** BEGIN DATASET EXCERPTS **

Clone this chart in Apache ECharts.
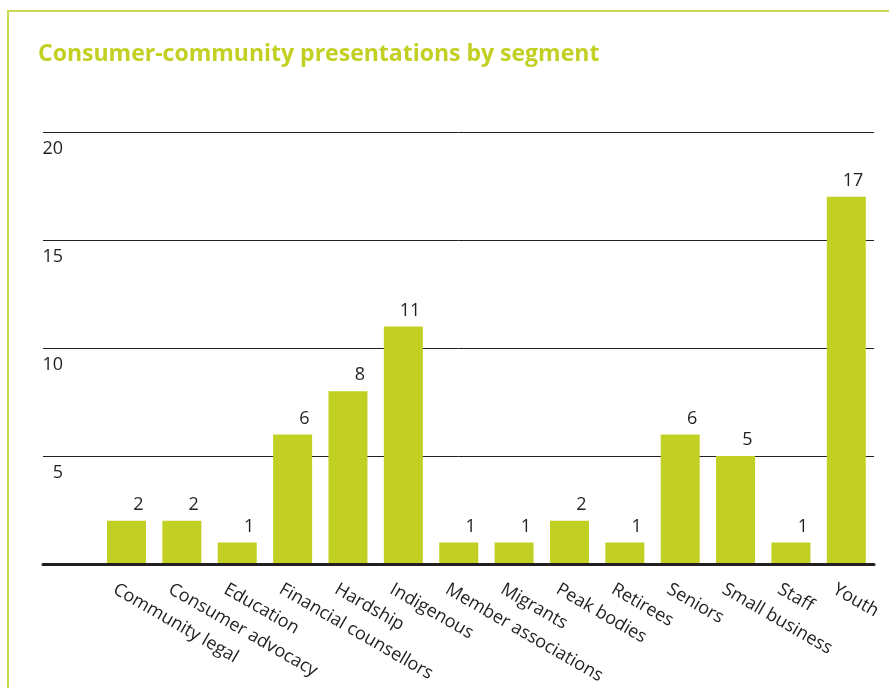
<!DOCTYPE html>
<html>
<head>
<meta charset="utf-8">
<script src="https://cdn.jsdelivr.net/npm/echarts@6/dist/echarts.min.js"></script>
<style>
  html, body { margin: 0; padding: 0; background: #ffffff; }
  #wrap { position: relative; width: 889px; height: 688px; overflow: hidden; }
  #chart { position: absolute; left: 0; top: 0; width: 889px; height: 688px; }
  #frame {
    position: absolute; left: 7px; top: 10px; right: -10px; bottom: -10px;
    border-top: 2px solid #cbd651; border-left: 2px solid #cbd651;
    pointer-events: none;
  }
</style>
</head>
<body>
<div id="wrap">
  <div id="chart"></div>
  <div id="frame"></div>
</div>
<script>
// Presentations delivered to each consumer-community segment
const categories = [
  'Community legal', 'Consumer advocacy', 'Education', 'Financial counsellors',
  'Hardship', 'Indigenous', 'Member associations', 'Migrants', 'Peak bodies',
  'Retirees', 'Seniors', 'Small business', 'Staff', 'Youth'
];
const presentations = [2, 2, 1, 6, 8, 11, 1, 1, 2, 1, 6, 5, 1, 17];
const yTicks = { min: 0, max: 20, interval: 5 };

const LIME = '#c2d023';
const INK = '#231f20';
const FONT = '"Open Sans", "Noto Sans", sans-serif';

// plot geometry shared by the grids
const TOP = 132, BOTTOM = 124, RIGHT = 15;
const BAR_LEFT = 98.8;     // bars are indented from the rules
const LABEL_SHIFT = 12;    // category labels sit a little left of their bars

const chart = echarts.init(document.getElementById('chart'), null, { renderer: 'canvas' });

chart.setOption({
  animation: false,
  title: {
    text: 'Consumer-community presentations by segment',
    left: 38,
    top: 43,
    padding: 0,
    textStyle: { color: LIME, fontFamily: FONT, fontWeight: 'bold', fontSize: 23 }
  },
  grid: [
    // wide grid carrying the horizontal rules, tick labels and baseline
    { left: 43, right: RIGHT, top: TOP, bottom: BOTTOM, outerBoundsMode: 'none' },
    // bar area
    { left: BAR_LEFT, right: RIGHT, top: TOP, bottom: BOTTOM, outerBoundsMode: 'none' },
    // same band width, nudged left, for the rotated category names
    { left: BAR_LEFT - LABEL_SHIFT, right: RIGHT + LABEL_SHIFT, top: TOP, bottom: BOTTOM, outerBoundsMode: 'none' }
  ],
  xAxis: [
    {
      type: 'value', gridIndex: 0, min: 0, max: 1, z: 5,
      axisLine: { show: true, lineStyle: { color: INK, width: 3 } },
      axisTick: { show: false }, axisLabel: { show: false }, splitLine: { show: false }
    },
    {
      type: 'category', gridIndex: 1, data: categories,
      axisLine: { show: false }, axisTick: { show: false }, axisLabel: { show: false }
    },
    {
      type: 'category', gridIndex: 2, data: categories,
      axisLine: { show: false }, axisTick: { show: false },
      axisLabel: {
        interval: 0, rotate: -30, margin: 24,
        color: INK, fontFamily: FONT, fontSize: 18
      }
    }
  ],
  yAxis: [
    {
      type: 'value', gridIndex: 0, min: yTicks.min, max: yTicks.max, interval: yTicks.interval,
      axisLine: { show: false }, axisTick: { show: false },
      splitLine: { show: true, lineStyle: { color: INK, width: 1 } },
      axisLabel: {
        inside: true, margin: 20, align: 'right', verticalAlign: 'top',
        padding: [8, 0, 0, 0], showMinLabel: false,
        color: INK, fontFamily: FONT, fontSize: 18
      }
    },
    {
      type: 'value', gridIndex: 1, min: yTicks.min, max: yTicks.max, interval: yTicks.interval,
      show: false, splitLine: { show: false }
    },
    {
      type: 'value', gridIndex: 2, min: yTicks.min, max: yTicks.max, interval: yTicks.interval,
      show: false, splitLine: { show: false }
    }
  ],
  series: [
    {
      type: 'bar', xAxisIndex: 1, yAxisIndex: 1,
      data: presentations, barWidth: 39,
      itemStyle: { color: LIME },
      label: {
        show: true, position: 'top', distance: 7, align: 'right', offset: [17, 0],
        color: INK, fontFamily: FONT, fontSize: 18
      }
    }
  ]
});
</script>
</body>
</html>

** END DATASET EXCERPTS **
** BEGIN DATASET EXCERPTS **

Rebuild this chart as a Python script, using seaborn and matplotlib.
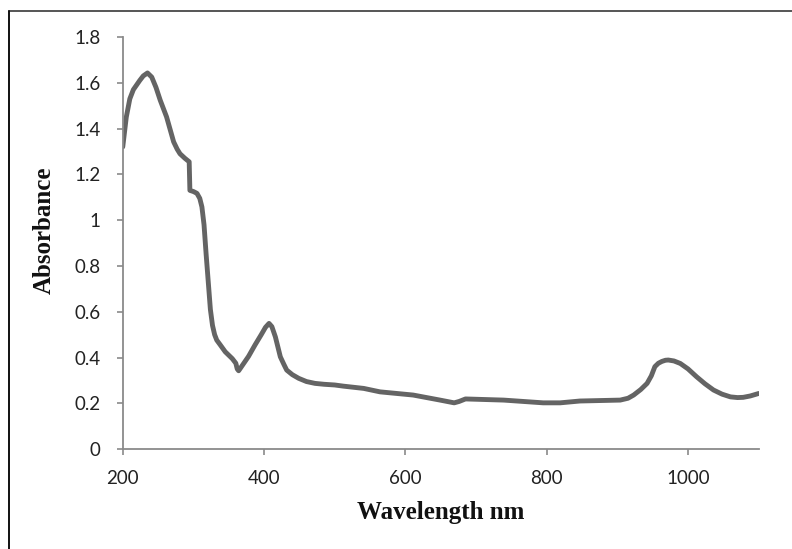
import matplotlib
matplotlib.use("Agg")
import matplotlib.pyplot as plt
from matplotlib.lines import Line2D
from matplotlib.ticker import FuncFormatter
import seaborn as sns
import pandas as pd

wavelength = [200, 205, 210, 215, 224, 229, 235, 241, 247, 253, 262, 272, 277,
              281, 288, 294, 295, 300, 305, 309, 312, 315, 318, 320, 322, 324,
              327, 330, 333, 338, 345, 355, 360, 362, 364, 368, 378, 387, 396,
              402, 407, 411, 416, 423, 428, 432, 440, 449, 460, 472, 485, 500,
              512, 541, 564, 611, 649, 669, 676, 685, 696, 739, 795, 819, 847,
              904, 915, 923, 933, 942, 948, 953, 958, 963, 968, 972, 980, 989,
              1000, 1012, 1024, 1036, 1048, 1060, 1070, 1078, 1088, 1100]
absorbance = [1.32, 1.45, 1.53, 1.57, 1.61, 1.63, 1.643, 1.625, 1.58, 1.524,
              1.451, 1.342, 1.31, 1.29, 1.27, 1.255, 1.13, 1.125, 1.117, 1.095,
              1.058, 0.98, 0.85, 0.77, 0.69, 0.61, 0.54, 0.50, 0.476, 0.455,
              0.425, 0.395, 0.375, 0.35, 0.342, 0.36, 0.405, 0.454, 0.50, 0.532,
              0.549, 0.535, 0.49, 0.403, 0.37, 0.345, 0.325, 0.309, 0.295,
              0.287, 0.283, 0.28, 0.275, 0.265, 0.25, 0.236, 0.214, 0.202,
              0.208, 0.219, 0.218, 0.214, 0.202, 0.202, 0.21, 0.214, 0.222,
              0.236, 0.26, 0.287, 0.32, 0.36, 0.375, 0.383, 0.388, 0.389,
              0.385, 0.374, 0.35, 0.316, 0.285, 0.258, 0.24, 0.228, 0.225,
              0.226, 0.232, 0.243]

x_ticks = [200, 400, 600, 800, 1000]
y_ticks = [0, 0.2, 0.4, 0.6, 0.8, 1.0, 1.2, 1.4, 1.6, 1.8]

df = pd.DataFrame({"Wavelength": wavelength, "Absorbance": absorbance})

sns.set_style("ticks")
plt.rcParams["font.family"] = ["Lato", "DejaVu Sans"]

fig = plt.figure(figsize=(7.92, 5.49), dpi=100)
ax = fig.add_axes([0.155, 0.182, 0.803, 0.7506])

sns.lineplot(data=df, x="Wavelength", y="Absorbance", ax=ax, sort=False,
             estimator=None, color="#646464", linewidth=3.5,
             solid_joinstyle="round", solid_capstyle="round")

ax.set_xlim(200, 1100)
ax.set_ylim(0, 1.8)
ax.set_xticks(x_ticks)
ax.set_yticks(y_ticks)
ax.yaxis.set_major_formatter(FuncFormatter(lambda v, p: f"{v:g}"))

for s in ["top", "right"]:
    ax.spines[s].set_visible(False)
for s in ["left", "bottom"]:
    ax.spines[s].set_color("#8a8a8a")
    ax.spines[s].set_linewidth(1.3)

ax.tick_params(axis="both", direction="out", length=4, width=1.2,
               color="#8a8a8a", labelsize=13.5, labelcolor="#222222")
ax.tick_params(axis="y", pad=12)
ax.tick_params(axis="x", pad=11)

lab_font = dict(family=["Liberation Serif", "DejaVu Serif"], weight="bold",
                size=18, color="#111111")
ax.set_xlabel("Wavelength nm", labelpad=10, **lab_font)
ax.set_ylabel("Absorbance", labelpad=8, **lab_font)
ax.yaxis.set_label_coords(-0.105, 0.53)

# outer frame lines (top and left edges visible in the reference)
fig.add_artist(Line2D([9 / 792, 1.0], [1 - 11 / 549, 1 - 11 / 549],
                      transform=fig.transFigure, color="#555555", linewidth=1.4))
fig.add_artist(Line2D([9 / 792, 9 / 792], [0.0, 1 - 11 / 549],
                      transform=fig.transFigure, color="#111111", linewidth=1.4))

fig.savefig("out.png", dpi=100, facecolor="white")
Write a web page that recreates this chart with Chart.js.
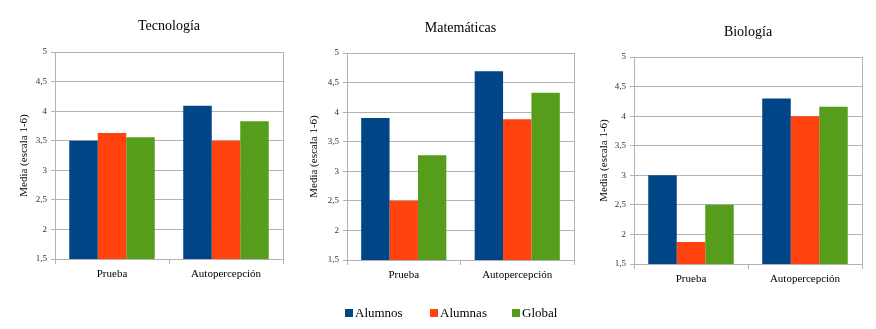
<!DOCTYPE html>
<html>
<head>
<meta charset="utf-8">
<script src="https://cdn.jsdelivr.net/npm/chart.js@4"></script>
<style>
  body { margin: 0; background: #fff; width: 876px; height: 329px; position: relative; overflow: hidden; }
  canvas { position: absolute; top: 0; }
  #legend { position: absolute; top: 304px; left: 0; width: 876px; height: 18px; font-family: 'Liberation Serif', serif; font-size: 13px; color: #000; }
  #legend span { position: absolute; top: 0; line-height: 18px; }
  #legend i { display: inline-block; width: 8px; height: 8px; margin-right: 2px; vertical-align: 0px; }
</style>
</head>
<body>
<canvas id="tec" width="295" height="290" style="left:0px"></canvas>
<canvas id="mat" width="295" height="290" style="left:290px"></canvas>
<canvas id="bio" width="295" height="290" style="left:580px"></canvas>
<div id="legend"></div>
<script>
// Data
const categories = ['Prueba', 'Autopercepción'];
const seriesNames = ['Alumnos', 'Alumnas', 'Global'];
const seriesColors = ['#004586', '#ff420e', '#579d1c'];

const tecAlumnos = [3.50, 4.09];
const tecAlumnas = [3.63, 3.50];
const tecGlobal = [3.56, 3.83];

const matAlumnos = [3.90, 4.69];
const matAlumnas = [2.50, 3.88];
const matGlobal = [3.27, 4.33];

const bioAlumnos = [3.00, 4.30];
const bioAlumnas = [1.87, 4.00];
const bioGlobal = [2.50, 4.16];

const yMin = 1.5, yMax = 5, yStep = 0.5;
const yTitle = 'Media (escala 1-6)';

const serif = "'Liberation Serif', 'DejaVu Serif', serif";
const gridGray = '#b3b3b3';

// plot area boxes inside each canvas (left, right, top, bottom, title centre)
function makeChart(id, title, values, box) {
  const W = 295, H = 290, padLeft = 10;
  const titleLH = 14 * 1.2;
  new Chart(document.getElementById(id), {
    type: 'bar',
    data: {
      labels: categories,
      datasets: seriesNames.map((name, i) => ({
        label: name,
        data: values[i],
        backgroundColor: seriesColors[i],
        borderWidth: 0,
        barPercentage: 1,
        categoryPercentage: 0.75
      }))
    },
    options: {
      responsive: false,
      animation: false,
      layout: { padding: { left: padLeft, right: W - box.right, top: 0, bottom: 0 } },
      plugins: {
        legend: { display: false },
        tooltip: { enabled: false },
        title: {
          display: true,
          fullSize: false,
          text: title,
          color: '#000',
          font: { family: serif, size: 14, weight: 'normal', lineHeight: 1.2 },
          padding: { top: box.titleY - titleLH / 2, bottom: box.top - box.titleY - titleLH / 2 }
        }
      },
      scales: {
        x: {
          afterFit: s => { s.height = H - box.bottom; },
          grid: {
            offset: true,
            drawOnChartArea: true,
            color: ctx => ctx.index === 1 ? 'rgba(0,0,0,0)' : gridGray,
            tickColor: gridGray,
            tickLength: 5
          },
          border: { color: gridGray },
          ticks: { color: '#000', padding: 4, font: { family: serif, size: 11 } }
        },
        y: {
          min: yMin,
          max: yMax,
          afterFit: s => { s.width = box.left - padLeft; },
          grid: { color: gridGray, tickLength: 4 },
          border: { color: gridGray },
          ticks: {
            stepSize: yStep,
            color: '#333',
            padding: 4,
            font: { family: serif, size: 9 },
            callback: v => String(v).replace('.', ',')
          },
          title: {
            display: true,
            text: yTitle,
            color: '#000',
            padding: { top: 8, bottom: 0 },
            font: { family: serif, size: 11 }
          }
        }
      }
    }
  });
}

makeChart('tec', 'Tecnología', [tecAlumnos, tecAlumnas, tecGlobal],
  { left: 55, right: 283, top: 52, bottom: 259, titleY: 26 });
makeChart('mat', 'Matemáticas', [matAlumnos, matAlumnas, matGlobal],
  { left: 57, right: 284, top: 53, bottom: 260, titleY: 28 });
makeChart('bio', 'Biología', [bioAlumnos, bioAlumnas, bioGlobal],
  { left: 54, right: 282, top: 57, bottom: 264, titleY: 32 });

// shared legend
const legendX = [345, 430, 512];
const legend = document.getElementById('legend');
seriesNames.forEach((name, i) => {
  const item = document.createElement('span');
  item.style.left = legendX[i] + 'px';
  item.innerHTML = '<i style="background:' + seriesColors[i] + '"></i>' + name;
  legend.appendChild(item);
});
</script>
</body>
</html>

** END DATASET EXCERPTS **

◆ GOAL
Take the stretch from the line containing "Clone this chart in Apache ECharts." through the line containing "20, interval: 5" and reproduce it exactly, both ends included. Omit the pictures.

◆ OUTPUT FOR THIS TASK
Clone this chart in Apache ECharts.
<!DOCTYPE html>
<html>
<head>
<meta charset="utf-8">
<script src="https://cdn.jsdelivr.net/npm/echarts@6/dist/echarts.min.js"></script>
<style>
  html, body { margin: 0; padding: 0; background: #ffffff; }
  #wrap { position: relative; width: 889px; height: 688px; overflow: hidden; }
  #chart { position: absolute; left: 0; top: 0; width: 889px; height: 688px; }
  #frame {
    position: absolute; left: 7px; top: 10px; right: -10px; bottom: -10px;
    border-top: 2px solid #cbd651; border-left: 2px solid #cbd651;
    pointer-events: none;
  }
</style>
</head>
<body>
<div id="wrap">
  <div id="chart"></div>
  <div id="frame"></div>
</div>
<script>
// Presentations delivered to each consumer-community segment
const categories = [
  'Community legal', 'Consumer advocacy', 'Education', 'Financial counsellors',
  'Hardship', 'Indigenous', 'Member associations', 'Migrants', 'Peak bodies',
  'Retirees', 'Seniors', 'Small business', 'Staff', 'Youth'
];
const presentations = [2, 2, 1, 6, 8, 11, 1, 1, 2, 1, 6, 5, 1, 17];
const yTicks = { min: 0, max: 20, interval: 5 };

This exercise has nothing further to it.